Strange how things change: once people kept diaries – private diaries to be read only after one’s death; now it’s blogs to be read by anyone. And education was once a privilege of the rich; now it’s compulsory for all; and so doesn’t seem like a privilege: Are schools not a bit like prisons? The difference being in prison you get time off for good behaviour, in school you get an extra two years in the sixth form.

Marshall McLuhan’s phrase ‘the medium is the message’ has been boggling my mind lately. To me it means that it’s not as important what you watch on telly as the fact that you are watching telly – which someone described as putting your mind in valet parking.

It struck me that the medium is the message is a specific example of a more general point: the means is the ends; the ends are often used to justify the means (for example we bomb Iraq to bring it democracy) but this distracts from the only important thing, what is being done (bombing).
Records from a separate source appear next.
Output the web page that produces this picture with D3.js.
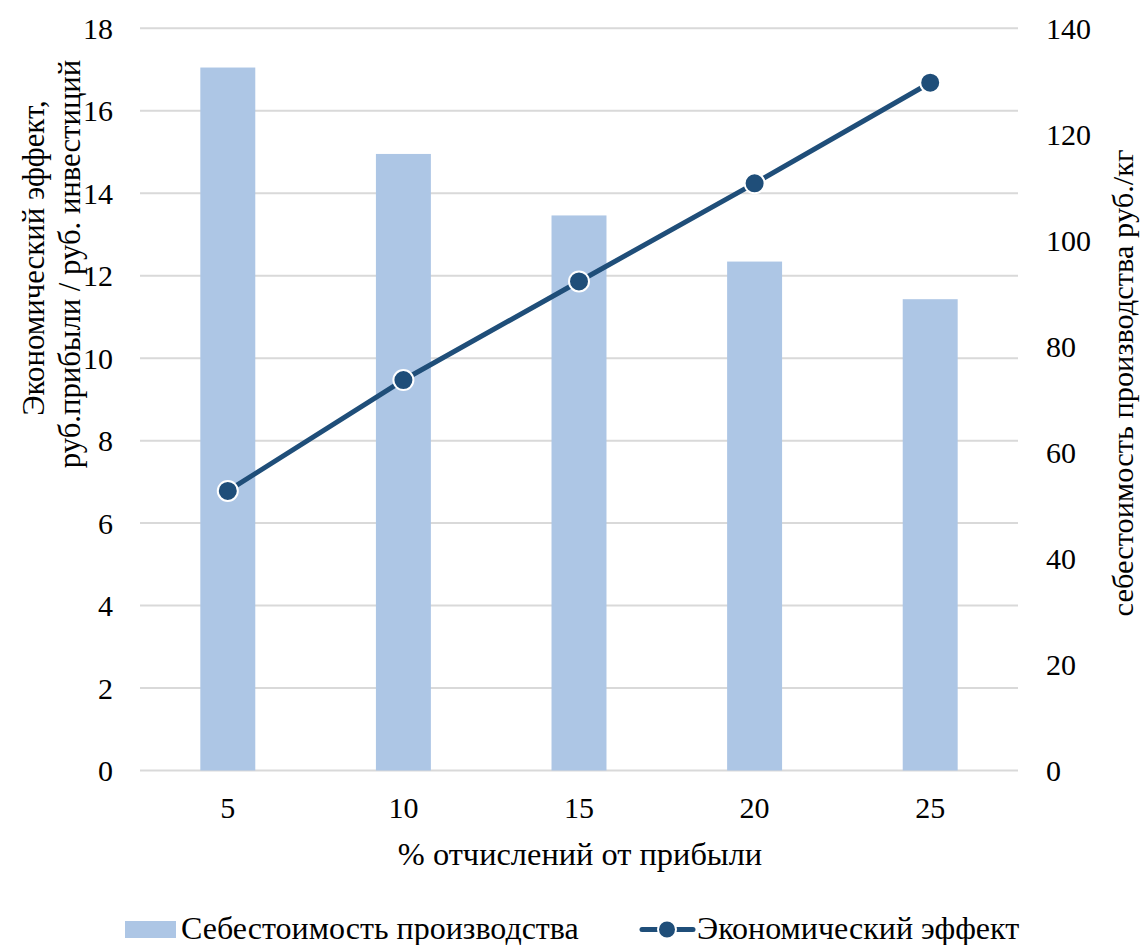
<!DOCTYPE html>
<html>
<head>
<meta charset="utf-8">
<script src="https://cdn.jsdelivr.net/npm/d3@7/dist/d3.min.js"></script>
<style>
  html, body { margin: 0; padding: 0; background: #fff; }
</style>
</head>
<body>
<svg id="chart" width="1141" height="945"></svg>
<script>
// Categories: percent of profit allocated
const categories = ["5", "10", "15", "20", "25"];
// Production cost, rub/kg (right axis, bars)
const costValues = [132.6, 116.3, 104.7, 96.0, 88.9];
// Economic effect, rub profit / rub investment (left axis, line)
const effectValues = [6.78, 9.47, 11.86, 14.24, 16.68];
const leftTicks = [0, 2, 4, 6, 8, 10, 12, 14, 16, 18];
const rightTicks = [0, 20, 40, 60, 80, 100, 120, 140];

const barColor = "#ADC6E5";
const lineColor = "#1F4E79";
const gridColor = "#D9D9D9";
const FS = 30;

const svg = d3.select("#chart");
const margin = { left: 140, right: 123, top: 28.3, bottom: 174.5 };
const W = 1141, H = 945;
const x0 = margin.left, x1 = W - margin.right;
const y0 = H - margin.bottom, y1 = margin.top;

const x = d3.scaleBand().domain(categories).range([x0, x1]).paddingInner(0.687).paddingOuter(0.3435);
const yL = d3.scaleLinear().domain([0, 18]).range([y0, y1]);
const yR = d3.scaleLinear().domain([0, 140]).range([y0, y1]);

function label(sel, size) {
  return sel.style("font-family", "'Liberation Serif'")
    .attr("font-size", size).attr("fill", "#000");
}

// Horizontal gridlines
svg.append("g").selectAll("line").data(leftTicks).join("line")
  .attr("x1", x0).attr("x2", x1)
  .attr("y1", d => yL(d)).attr("y2", d => yL(d))
  .attr("stroke", gridColor).attr("stroke-width", 2);

// Bars: production cost
svg.append("g").selectAll("rect").data(costValues).join("rect")
  .attr("x", (d, i) => x(categories[i]))
  .attr("width", x.bandwidth())
  .attr("y", d => yR(d))
  .attr("height", d => y0 - yR(d))
  .attr("fill", barColor);

// Left axis labels
label(svg.append("g").selectAll("text").data(leftTicks).join("text"), FS)
  .attr("x", 113).attr("y", d => yL(d))
  .attr("dy", "0.35em").attr("text-anchor", "end")
  .text(d => d);

// Right axis labels
label(svg.append("g").selectAll("text").data(rightTicks).join("text"), FS)
  .attr("x", 1046).attr("y", d => yR(d))
  .attr("dy", "0.35em").attr("text-anchor", "start")
  .text(d => d);

// Category labels
label(svg.append("g").selectAll("text").data(categories).join("text"), FS)
  .attr("x", d => x(d) + x.bandwidth() / 2).attr("y", 818)
  .attr("text-anchor", "middle").text(d => d);

// Line: economic effect
const line = d3.line()
  .x((d, i) => x(categories[i]) + x.bandwidth() / 2)
  .y(d => yL(d));
svg.append("path").datum(effectValues)
  .attr("d", line).attr("fill", "none")
  .attr("stroke", lineColor).attr("stroke-width", 5)
  .attr("stroke-linejoin", "round");
svg.append("g").selectAll("circle").data(effectValues).join("circle")
  .attr("cx", (d, i) => x(categories[i]) + x.bandwidth() / 2)
  .attr("cy", d => yL(d))
  .attr("r", 10).attr("fill", lineColor)
  .attr("stroke", "#fff").attr("stroke-width", 2);

// Axis titles
label(svg.append("text"), 30.8)
  .attr("transform", "translate(44,258) rotate(-90)")
  .attr("text-anchor", "middle")
  .text("Экономический эффект,");
label(svg.append("text"), 30.7)
  .attr("transform", "translate(80,264) rotate(-90)")
  .attr("text-anchor", "middle")
  .text("руб.прибыли / руб. инвестиций");
label(svg.append("text"), 30.4)
  .attr("transform", "translate(1133,383) rotate(-90)")
  .attr("text-anchor", "middle")
  .text("себестоимость производства руб./кг");
label(svg.append("text"), 32.4)
  .attr("x", 580).attr("y", 865)
  .attr("text-anchor", "middle")
  .text("% отчислений от прибыли");

// Legend
const leg = svg.append("g");
leg.append("rect").attr("x", 125).attr("y", 921).attr("width", 51).attr("height", 17).attr("fill", barColor);
label(leg.append("text"), 32).attr("x", 181).attr("y", 939).text("Себестоимость производства");
leg.append("line").attr("x1", 642).attr("x2", 693).attr("y1", 929.5).attr("y2", 929.5)
  .attr("stroke", lineColor).attr("stroke-width", 5).attr("stroke-linecap", "round");
leg.append("circle").attr("cx", 667).attr("cy", 929.5).attr("r", 9)
  .attr("fill", lineColor).attr("stroke", "#fff").attr("stroke-width", 2);
label(leg.append("text"), 32).attr("x", 697).attr("y", 939).text("Экономический эффект");
</script>
</body>
</html>
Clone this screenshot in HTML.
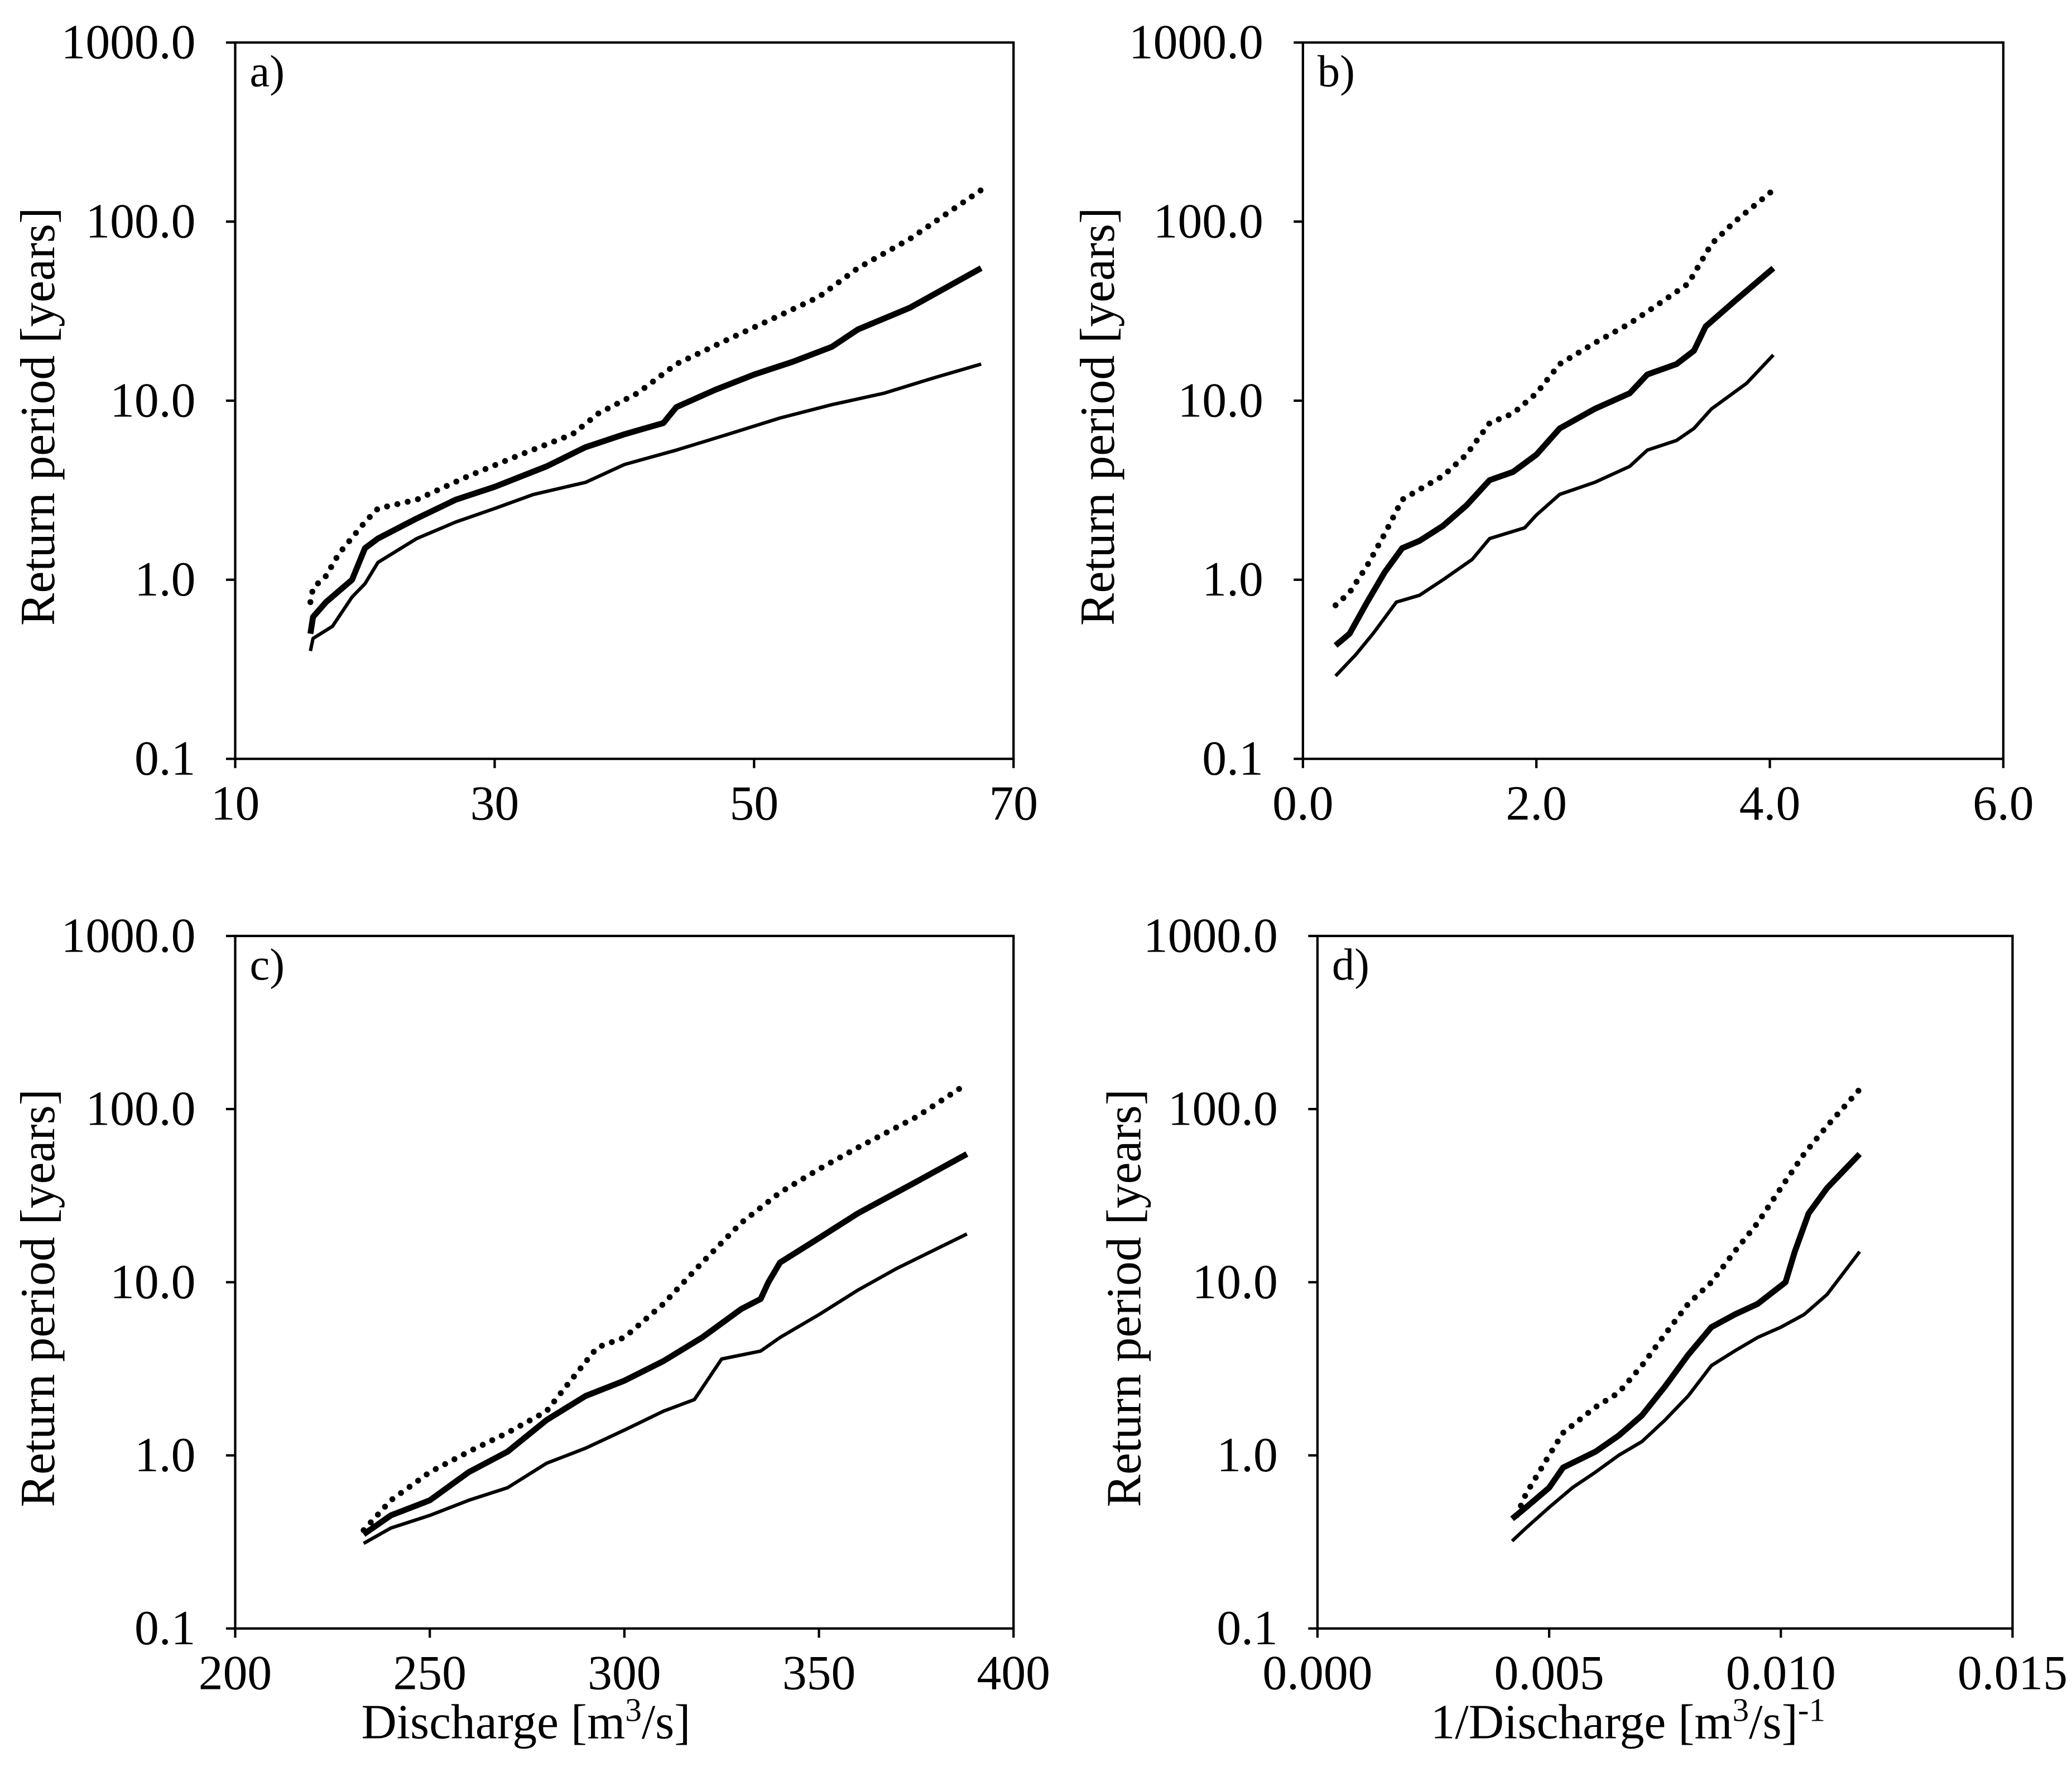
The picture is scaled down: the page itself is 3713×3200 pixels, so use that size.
<!DOCTYPE html>
<html><head><meta charset="utf-8"><style>
html,body{margin:0;padding:0;background:#fff}
svg{display:block}
text{font-family:"Liberation Serif",serif;fill:#000}
</style></head><body>
<svg id="chart" width="3713" height="3200" viewBox="0 0 1568 1351" xmlns="http://www.w3.org/2000/svg"></svg>
<script>
// Panel a data
const aDotX=[15.8,16,17,18,20,21,24,28,32,36,38,41,44,48,52,55,58,62,67.5];
const aDotY=[0.75,0.9,1.05,1.4,2.1,2.5,2.8,3.8,5,6.5,8.5,11,16,22,30,38,55,80,150];
const aThkX=[15.8,16,17,19,20,21,24,27,30,34,37,40,43,44,47,50,53,56,58,62,67.5];
const aThkY=[0.5,0.62,0.75,1.0,1.5,1.7,2.2,2.8,3.3,4.3,5.5,6.5,7.5,9.2,11.5,14,16.5,20,25,33,55];
const aThnX=[15.8,16,17.5,19,20,21,24,27,30,33,37,40,44,48,52,56,60,64,67.5];
const aThnY=[0.4,0.47,0.55,0.8,0.95,1.25,1.7,2.1,2.5,3.0,3.5,4.4,5.3,6.5,8,9.5,11,13.5,16];
// Panel b data
const bDotX=[0.28,0.4,0.55,0.7,0.85,1.0,1.2,1.4,1.6,1.8,2.0,2.2,2.5,2.8,3.0,3.3,3.5,3.7,4.03];
const bDotY=[0.72,0.85,1.2,1.8,2.8,3.2,3.8,5,7.5,8.5,11,16,21,27,33,45,75,100,150];
const bThkX=[0.28,0.4,0.55,0.7,0.85,1.0,1.2,1.4,1.6,1.8,2.0,2.2,2.5,2.8,2.95,3.2,3.35,3.45,3.7,4.03];
const bThkY=[0.43,0.5,0.75,1.1,1.5,1.65,2.0,2.6,3.6,4.0,5.0,7.0,9.0,11,14,16,19,26,36,55];
const bThnX=[0.28,0.45,0.6,0.8,1.0,1.2,1.45,1.6,1.9,2.0,2.2,2.5,2.8,2.95,3.2,3.35,3.5,3.8,4.03];
const bThnY=[0.29,0.38,0.5,0.75,0.82,1.0,1.3,1.7,1.95,2.3,3.0,3.5,4.3,5.3,6.0,7,9,12.5,18];
// Panel c data
const cDotX=[233,240,250,260,270,280,285,293,300,310,320,330,340,350,360,375,388];
const cDotY=[0.37,0.55,0.8,1.05,1.35,1.8,2.5,4.2,4.8,7.5,13,22,33,45,60,90,140];
const cThkX=[233,240,250,260,270,280,290,300,310,320,330,335,337,340,350,360,375,388];
const cThkY=[0.35,0.45,0.55,0.8,1.05,1.6,2.2,2.7,3.5,4.8,7,8,10,13,18,25,38,55];
const cThnX=[233,240,250,260,270,280,290,300,310,318,325,335,340,350,360,370,388];
const cThnY=[0.31,0.38,0.45,0.55,0.65,0.9,1.1,1.4,1.8,2.1,3.6,4.0,4.8,6.5,9,12,19];
// Panel d data
const dDotX=[0.0043,0.0045,0.005,0.0053,0.006,0.0065,0.007,0.0075,0.008,0.0085,0.009,0.0095,0.010,0.0105,0.011,0.0117];
const dDotY=[0.45,0.6,1.0,1.35,1.9,2.3,3.3,5,7.5,10,15,22,35,55,80,130];
const dThkX=[0.0042,0.0045,0.005,0.0053,0.006,0.0065,0.007,0.0075,0.008,0.0085,0.009,0.0095,0.0101,0.0103,0.0106,0.011,0.0117];
const dThkY=[0.43,0.5,0.65,0.85,1.05,1.3,1.7,2.5,3.8,5.5,6.5,7.5,10,15,25,35,55];
const dThnX=[0.0042,0.0045,0.005,0.0055,0.006,0.0065,0.007,0.0075,0.008,0.0085,0.009,0.0095,0.010,0.0105,0.011,0.0117];
const dThnY=[0.32,0.38,0.5,0.65,0.8,1.0,1.2,1.6,2.2,3.3,4.0,4.8,5.5,6.5,8.5,15];
const yTicks=[0.1,1,10,100,1000];
const yTickLabels=["0.1","1.0","10.0","100.0","1000.0"];
const aXTicks=[10,30,50,70], aXLabels=["10","30","50","70"];
const bXTicks=[0,2,4,6], bXLabels=["0.0","2.0","4.0","6.0"];
const cXTicks=[200,250,300,350,400], cXLabels=["200","250","300","350","400"];
const dXTicks=[0,0.005,0.01,0.015], dXLabels=["0.000","0.005","0.010","0.015"];

const NS="http://www.w3.org/2000/svg";
const svg=document.getElementById('chart');
function mk(tag,attrs,parent){const e=document.createElementNS(NS,tag);for(const k in attrs)e.setAttribute(k,attrs[k]);(parent||svg).appendChild(e);return e;}

function panel(cfg){
  const g=mk('g',{});
  
  
  const xs=v=>cfg.x0+(v-cfg.xmin)/(cfg.xmax-cfg.xmin)*(cfg.x1-cfg.x0);
  const ys=v=>cfg.y1-(Math.log10(v)+1)/4*(cfg.y1-cfg.y0);
  const frame=mk('rect',{x:cfg.x0,y:cfg.y0,width:cfg.x1-cfg.x0,height:cfg.y1-cfg.y0,fill:'none',stroke:'#000','stroke-width':1.8},g);
  
  
  yTicks.forEach((t,i)=>{
    const y=ys(t);
    mk('line',{x1:cfg.x0-7,x2:cfg.x0,y1:y,y2:y,stroke:'#000','stroke-width':1.8},g);
    const tx=mk('text',{x:cfg.x0-30,y:y+12,'text-anchor':'end','font-size':37},g);
    tx.textContent=yTickLabels[i];
    
    
  });
  cfg.xt.forEach((t,i)=>{
    const x=xs(t);
    mk('line',{x1:x,x2:x,y1:cfg.y1,y2:cfg.y1+7,stroke:'#000','stroke-width':1.8},g);
    const tx=mk('text',{x:x,y:cfg.y1+46,'text-anchor':'middle','font-size':37},g);
    tx.textContent=cfg.xl[i];
    
    
  });
  const yt=mk('text',{x:0,y:0,'text-anchor':'middle','font-size':37,transform:`translate(${cfg.ytx},${(cfg.y0+cfg.y1)/2+12}) rotate(-90)`},g);
  yt.textContent='Return period [years]';
  
  
  const pl=mk('text',{x:cfg.x0+11,y:cfg.y0+33,'font-size':34},g);
  pl.textContent=cfg.id+')';
  
  
  const series=[[cfg.dx,cfg.dy,'dotted'],[cfg.kx,cfg.ky,'thick'],[cfg.nx,cfg.ny,'thin']];
  series.forEach(([X,Y,kind])=>{
    const d=X.map((v,i)=>(i?'L':'M')+xs(v).toFixed(1)+','+ys(Y[i]).toFixed(1)).join(' ');
    const a={d:d,fill:'none',stroke:'#000','stroke-linejoin':'round'};
    if(kind==='dotted'){a['stroke-width']=4.5;a['stroke-dasharray']='0 8';a['stroke-linecap']='round';}
    else if(kind==='thick'){a['stroke-width']=4.5;}
    else{a['stroke-width']=2.6;}
    const p=mk('path',a,g);
    
    
  });
  if(cfg.xtitle){
    const xt=mk('text',{x:cfg.xtx,y:1315,'text-anchor':'middle','font-size':37},g);
    xt.innerHTML=cfg.xtitle;
    
    
  }
}
panel({id:'a',x0:178,x1:767,y0:32,y1:574,xmin:10,xmax:70,xt:aXTicks,xl:aXLabels,ytx:41,dx:aDotX,dy:aDotY,kx:aThkX,ky:aThkY,nx:aThnX,ny:aThnY});
panel({id:'b',x0:986,x1:1516,y0:32,y1:574,xmin:0,xmax:6,xt:bXTicks,xl:bXLabels,ytx:843,dx:bDotX,dy:bDotY,kx:bThkX,ky:bThkY,nx:bThnX,ny:bThnY});
panel({id:'c',x0:178,x1:767,y0:708,y1:1232,xmin:200,xmax:400,xt:cXTicks,xl:cXLabels,ytx:41,dx:cDotX,dy:cDotY,kx:cThkX,ky:cThkY,nx:cThnX,ny:cThnY,
  xtitle:'Discharge [m<tspan dy="-13" font-size="25">3</tspan><tspan dy="13">/s]</tspan>',xtx:398});
panel({id:'d',x0:997,x1:1523,y0:708,y1:1232,xmin:0,xmax:0.015,xt:dXTicks,xl:dXLabels,ytx:863,dx:dDotX,dy:dDotY,kx:dThkX,ky:dThkY,nx:dThnX,ny:dThnY,
  xtitle:'1/Discharge [m<tspan dy="-13" font-size="25">3</tspan><tspan dy="13">/s]</tspan><tspan dy="-13" font-size="25">-1</tspan>',xtx:1232});
</script>
</body></html>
And perhaps this applies to school as well – it’s not what you learn at school, or the stated noble aims of the establishment that matter, but that you go to school; that imprinted onto your soul is the necessity of going somewhere to do something you don’t enjoy from 9am to 3.40pm.

Walking down corridors, entering rooms and enduring dull presentations/lessons: It may be that school prepares you for work – or that work inevitably resembles school – because we’ve all been through it, it’s in us. It strikes me that schools are a nineteenth century anachronism, people factories, preparing us for jobs that no longer exist. All the factories are in China nowadays; everything is made in China. I went for a Chinese meal recently – do you know where it was made? On the premises: Don’t be prejudiced.